Trichopterology is the study of caddisflies, an amazing order of insects with which I am truly enamored. The scientific name for these insects comes from the Greek Trichos for hair and Pteros for wing. Caddisflies as adults are terrestrial, hairy winged organisms which are very moth-like in appearance. Their manners are relatively secretive, flying at night, and can often be found in large numbers around outdoor lights. They do not feed as adults, unlike their close relatives the butterflies, they have only vestigial mouthparts. From the above description, some may say these creatures are wholly uninteresting, of no use economically, not an agricultural pest nor a vector of diseases, nothing more than bat food.

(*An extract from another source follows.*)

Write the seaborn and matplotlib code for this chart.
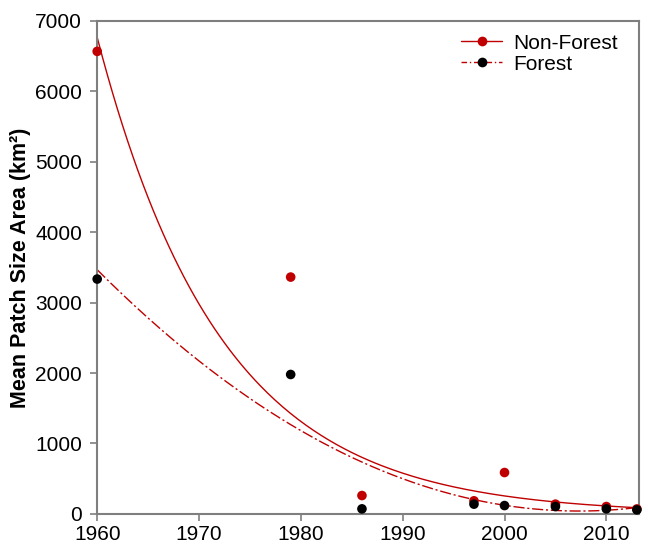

The larvae of these creatures, however, are an entirely different story. All immature caddisflies are fully aquatic with few exceptions. These are underwater caterpillars thriving in freshwater of all kinds around the world. These are the underwater architects (as the great Trichoptera taxonomist GB Wiggins called them in his book of the same name), whom construct incredible wonders beneath the surface of the water all around us, cases of silk, of wood, leaves, stones, which they carry around with them. Others create masterful nets of silk with meshes so fine they put our human counterparts to shame. The range of ecologies within this order is immense, from dentritovores to herbivores, omnivores and even predators, and their diversity of habitats is just as great. All freshwater habitats, from glacial waterfalls to springs and seeps, to rivers, streams, lakes, temporary pools, all have become habitats for these marvels; they are found in all faunal regions except the antarctic. Caddisflies have even taken this one step further: they are the only insect that has (at least partially) found a niche in the marine environment.
So why should you be interested? For their amazing behavior of spinning silk into underwater masterpieces? For their range of habitats and ecologies? If nothing else, you should be interested for the impact they have on our lives as humans, as members of aquatic ecology, as a link in our fisheries food chain, as a canary in the well for the damage we have done to our waters, and finally, as a biomonitoring tool to help us correct our wrongs to the natural world.
I wish to discuss all this and more in great detail as time continues. When you are passionate about life, you feel the need to share that passion.
A note: I do understand that the correct term would be "Trichopterist". My usage of Trichopterologist is a pun against myself, in the same way I might call myself a "scientician". A person needs the ability to laugh at them self when they are pursuing something they are truly passionate about, or otherwise they become too serious, and they loose that passion. A good nature of fun along with discipline and dedication is important for any person in this world.